* [TASK BRIEF]: Extract the data exactly, missing nothing.
= = =
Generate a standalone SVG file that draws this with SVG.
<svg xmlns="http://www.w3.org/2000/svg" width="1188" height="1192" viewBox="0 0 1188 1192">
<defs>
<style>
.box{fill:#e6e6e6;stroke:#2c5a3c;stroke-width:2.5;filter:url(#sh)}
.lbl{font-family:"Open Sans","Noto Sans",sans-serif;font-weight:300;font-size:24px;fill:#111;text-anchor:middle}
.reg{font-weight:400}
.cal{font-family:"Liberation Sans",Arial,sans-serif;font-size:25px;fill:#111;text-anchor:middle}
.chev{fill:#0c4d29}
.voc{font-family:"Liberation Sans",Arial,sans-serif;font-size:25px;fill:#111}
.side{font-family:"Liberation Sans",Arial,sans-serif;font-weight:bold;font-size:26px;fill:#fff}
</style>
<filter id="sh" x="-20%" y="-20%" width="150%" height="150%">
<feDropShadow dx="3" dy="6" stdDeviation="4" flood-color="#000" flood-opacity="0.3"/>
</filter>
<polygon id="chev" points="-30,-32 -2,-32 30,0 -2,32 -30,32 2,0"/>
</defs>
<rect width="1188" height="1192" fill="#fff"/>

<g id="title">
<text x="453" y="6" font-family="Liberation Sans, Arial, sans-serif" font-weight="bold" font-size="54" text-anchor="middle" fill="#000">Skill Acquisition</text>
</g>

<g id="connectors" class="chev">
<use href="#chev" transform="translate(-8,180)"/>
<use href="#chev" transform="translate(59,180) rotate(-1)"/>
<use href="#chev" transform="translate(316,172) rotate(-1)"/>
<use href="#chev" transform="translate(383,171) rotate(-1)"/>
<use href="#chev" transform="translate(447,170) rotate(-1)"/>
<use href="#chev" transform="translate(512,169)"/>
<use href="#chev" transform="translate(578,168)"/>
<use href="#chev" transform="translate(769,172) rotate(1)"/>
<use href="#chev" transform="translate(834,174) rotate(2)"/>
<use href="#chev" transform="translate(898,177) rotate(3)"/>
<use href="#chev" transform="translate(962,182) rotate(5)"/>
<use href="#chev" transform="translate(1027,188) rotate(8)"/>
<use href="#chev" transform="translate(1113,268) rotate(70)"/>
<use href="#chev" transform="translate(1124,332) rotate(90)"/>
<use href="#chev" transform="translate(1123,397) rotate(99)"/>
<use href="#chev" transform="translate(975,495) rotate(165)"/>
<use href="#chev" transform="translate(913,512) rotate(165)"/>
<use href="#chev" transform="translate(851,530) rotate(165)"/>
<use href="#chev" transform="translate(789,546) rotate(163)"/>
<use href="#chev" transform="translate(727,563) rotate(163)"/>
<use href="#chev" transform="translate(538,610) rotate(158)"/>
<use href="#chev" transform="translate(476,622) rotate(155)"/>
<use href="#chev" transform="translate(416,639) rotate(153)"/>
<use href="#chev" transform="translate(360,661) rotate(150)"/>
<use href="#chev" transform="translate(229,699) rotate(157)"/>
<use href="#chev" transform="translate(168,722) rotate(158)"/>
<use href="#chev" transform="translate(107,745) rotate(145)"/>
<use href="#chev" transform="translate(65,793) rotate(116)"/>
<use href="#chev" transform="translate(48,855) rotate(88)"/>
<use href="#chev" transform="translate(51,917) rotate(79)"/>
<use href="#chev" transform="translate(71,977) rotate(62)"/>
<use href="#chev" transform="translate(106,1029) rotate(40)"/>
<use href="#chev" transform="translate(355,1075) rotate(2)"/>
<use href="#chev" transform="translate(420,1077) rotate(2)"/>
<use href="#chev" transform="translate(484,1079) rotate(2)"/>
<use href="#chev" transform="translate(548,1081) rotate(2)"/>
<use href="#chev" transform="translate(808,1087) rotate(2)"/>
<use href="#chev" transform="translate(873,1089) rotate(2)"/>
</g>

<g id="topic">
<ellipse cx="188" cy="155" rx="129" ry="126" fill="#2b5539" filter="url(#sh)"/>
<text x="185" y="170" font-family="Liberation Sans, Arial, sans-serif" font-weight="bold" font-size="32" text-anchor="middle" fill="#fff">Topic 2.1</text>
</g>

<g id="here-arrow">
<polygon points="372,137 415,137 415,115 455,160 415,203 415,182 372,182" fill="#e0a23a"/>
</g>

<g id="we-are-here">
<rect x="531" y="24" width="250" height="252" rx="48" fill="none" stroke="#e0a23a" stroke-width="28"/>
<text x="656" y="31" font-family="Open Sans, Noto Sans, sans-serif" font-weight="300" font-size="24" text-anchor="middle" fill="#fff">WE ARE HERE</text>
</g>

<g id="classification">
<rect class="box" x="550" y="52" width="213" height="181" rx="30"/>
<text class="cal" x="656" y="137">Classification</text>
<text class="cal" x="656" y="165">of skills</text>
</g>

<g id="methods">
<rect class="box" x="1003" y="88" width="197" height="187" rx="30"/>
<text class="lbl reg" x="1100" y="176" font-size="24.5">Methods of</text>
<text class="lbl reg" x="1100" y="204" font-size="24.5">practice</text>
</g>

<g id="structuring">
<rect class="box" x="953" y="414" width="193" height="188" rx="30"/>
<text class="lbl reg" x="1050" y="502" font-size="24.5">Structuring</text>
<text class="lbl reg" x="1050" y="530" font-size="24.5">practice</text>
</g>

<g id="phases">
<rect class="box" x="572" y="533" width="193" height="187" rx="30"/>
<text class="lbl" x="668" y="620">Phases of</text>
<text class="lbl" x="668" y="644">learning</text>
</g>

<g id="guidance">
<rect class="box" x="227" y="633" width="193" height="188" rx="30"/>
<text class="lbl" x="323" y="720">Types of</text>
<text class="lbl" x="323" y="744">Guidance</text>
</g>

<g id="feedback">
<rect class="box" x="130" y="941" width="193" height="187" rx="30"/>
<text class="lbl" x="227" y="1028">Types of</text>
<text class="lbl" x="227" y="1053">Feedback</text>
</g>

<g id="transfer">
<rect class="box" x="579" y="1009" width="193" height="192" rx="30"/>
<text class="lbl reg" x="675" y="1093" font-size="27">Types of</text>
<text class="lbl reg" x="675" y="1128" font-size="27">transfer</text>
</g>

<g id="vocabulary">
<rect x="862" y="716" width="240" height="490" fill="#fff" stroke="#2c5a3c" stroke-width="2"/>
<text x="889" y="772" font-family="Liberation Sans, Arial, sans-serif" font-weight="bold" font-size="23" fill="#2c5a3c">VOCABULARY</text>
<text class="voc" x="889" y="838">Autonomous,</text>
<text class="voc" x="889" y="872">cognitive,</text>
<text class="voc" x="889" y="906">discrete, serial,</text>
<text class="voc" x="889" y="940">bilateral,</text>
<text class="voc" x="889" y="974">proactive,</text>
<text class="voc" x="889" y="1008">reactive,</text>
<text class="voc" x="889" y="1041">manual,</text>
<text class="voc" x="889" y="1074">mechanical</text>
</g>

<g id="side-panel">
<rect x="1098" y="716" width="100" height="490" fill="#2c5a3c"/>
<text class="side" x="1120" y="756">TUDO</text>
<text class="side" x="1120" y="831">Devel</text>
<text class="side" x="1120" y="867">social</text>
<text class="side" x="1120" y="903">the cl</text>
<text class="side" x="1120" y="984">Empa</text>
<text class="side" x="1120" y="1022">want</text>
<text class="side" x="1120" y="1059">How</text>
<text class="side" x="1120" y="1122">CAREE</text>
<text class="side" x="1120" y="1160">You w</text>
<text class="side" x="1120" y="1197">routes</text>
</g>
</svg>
= = =
* [RESULT]:
Generate a standalone SVG file that draws this with SVG.
<svg xmlns="http://www.w3.org/2000/svg" width="1188" height="1192" viewBox="0 0 1188 1192">
<defs>
<style>
.box{fill:#e6e6e6;stroke:#2c5a3c;stroke-width:2.5;filter:url(#sh)}
.lbl{font-family:"Open Sans","Noto Sans",sans-serif;font-weight:300;font-size:24px;fill:#111;text-anchor:middle}
.reg{font-weight:400}
.cal{font-family:"Liberation Sans",Arial,sans-serif;font-size:25px;fill:#111;text-anchor:middle}
.chev{fill:#0c4d29}
.voc{font-family:"Liberation Sans",Arial,sans-serif;font-size:25px;fill:#111}
.side{font-family:"Liberation Sans",Arial,sans-serif;font-weight:bold;font-size:26px;fill:#fff}
</style>
<filter id="sh" x="-20%" y="-20%" width="150%" height="150%">
<feDropShadow dx="3" dy="6" stdDeviation="4" flood-color="#000" flood-opacity="0.3"/>
</filter>
<polygon id="chev" points="-30,-32 -2,-32 30,0 -2,32 -30,32 2,0"/>
</defs>
<rect width="1188" height="1192" fill="#fff"/>

<g id="title">
<text x="453" y="6" font-family="Liberation Sans, Arial, sans-serif" font-weight="bold" font-size="54" text-anchor="middle" fill="#000">Skill Acquisition</text>
</g>

<g id="connectors" class="chev">
<use href="#chev" transform="translate(-8,180)"/>
<use href="#chev" transform="translate(59,180) rotate(-1)"/>
<use href="#chev" transform="translate(316,172) rotate(-1)"/>
<use href="#chev" transform="translate(383,171) rotate(-1)"/>
<use href="#chev" transform="translate(447,170) rotate(-1)"/>
<use href="#chev" transform="translate(512,169)"/>
<use href="#chev" transform="translate(578,168)"/>
<use href="#chev" transform="translate(769,172) rotate(1)"/>
<use href="#chev" transform="translate(834,174) rotate(2)"/>
<use href="#chev" transform="translate(898,177) rotate(3)"/>
<use href="#chev" transform="translate(962,182) rotate(5)"/>
<use href="#chev" transform="translate(1027,188) rotate(8)"/>
<use href="#chev" transform="translate(1113,268) rotate(70)"/>
<use href="#chev" transform="translate(1124,332) rotate(90)"/>
<use href="#chev" transform="translate(1123,397) rotate(99)"/>
<use href="#chev" transform="translate(975,495) rotate(165)"/>
<use href="#chev" transform="translate(913,512) rotate(165)"/>
<use href="#chev" transform="translate(851,530) rotate(165)"/>
<use href="#chev" transform="translate(789,546) rotate(163)"/>
<use href="#chev" transform="translate(727,563) rotate(163)"/>
<use href="#chev" transform="translate(538,610) rotate(158)"/>
<use href="#chev" transform="translate(476,622) rotate(155)"/>
<use href="#chev" transform="translate(416,639) rotate(153)"/>
<use href="#chev" transform="translate(360,661) rotate(150)"/>
<use href="#chev" transform="translate(229,699) rotate(157)"/>
<use href="#chev" transform="translate(168,722) rotate(158)"/>
<use href="#chev" transform="translate(107,745) rotate(145)"/>
<use href="#chev" transform="translate(65,793) rotate(116)"/>
<use href="#chev" transform="translate(48,855) rotate(88)"/>
<use href="#chev" transform="translate(51,917) rotate(79)"/>
<use href="#chev" transform="translate(71,977) rotate(62)"/>
<use href="#chev" transform="translate(106,1029) rotate(40)"/>
<use href="#chev" transform="translate(355,1075) rotate(2)"/>
<use href="#chev" transform="translate(420,1077) rotate(2)"/>
<use href="#chev" transform="translate(484,1079) rotate(2)"/>
<use href="#chev" transform="translate(548,1081) rotate(2)"/>
<use href="#chev" transform="translate(808,1087) rotate(2)"/>
<use href="#chev" transform="translate(873,1089) rotate(2)"/>
</g>

<g id="topic">
<ellipse cx="188" cy="155" rx="129" ry="126" fill="#2b5539" filter="url(#sh)"/>
<text x="185" y="170" font-family="Liberation Sans, Arial, sans-serif" font-weight="bold" font-size="32" text-anchor="middle" fill="#fff">Topic 2.1</text>
</g>

<g id="here-arrow">
<polygon points="372,137 415,137 415,115 455,160 415,203 415,182 372,182" fill="#e0a23a"/>
</g>

<g id="we-are-here">
<rect x="531" y="24" width="250" height="252" rx="48" fill="none" stroke="#e0a23a" stroke-width="28"/>
<text x="656" y="31" font-family="Open Sans, Noto Sans, sans-serif" font-weight="300" font-size="24" text-anchor="middle" fill="#fff">WE ARE HERE</text>
</g>

<g id="classification">
<rect class="box" x="550" y="52" width="213" height="181" rx="30"/>
<text class="cal" x="656" y="137">Classification</text>
<text class="cal" x="656" y="165">of skills</text>
</g>

<g id="methods">
<rect class="box" x="1003" y="88" width="197" height="187" rx="30"/>
<text class="lbl reg" x="1100" y="176" font-size="24.5">Methods of</text>
<text class="lbl reg" x="1100" y="204" font-size="24.5">practice</text>
</g>

<g id="structuring">
<rect class="box" x="953" y="414" width="193" height="188" rx="30"/>
<text class="lbl reg" x="1050" y="502" font-size="24.5">Structuring</text>
<text class="lbl reg" x="1050" y="530" font-size="24.5">practice</text>
</g>

<g id="phases">
<rect class="box" x="572" y="533" width="193" height="187" rx="30"/>
<text class="lbl" x="668" y="620">Phases of</text>
<text class="lbl" x="668" y="644">learning</text>
</g>

<g id="guidance">
<rect class="box" x="227" y="633" width="193" height="188" rx="30"/>
<text class="lbl" x="323" y="720">Types of</text>
<text class="lbl" x="323" y="744">Guidance</text>
</g>

<g id="feedback">
<rect class="box" x="130" y="941" width="193" height="187" rx="30"/>
<text class="lbl" x="227" y="1028">Types of</text>
<text class="lbl" x="227" y="1053">Feedback</text>
</g>

<g id="transfer">
<rect class="box" x="579" y="1009" width="193" height="192" rx="30"/>
<text class="lbl reg" x="675" y="1093" font-size="27">Types of</text>
<text class="lbl reg" x="675" y="1128" font-size="27">transfer</text>
</g>

<g id="vocabulary">
<rect x="862" y="716" width="240" height="490" fill="#fff" stroke="#2c5a3c" stroke-width="2"/>
<text x="889" y="772" font-family="Liberation Sans, Arial, sans-serif" font-weight="bold" font-size="23" fill="#2c5a3c">VOCABULARY</text>
<text class="voc" x="889" y="838">Autonomous,</text>
<text class="voc" x="889" y="872">cognitive,</text>
<text class="voc" x="889" y="906">discrete, serial,</text>
<text class="voc" x="889" y="940">bilateral,</text>
<text class="voc" x="889" y="974">proactive,</text>
<text class="voc" x="889" y="1008">reactive,</text>
<text class="voc" x="889" y="1041">manual,</text>
<text class="voc" x="889" y="1074">mechanical</text>
</g>

<g id="side-panel">
<rect x="1098" y="716" width="100" height="490" fill="#2c5a3c"/>
<text class="side" x="1120" y="756">TUDO</text>
<text class="side" x="1120" y="831">Devel</text>
<text class="side" x="1120" y="867">social</text>
<text class="side" x="1120" y="903">the cl</text>
<text class="side" x="1120" y="984">Empa</text>
<text class="side" x="1120" y="1022">want</text>
<text class="side" x="1120" y="1059">How</text>
<text class="side" x="1120" y="1122">CAREE</text>
<text class="side" x="1120" y="1160">You w</text>
<text class="side" x="1120" y="1197">routes</text>
</g>
</svg>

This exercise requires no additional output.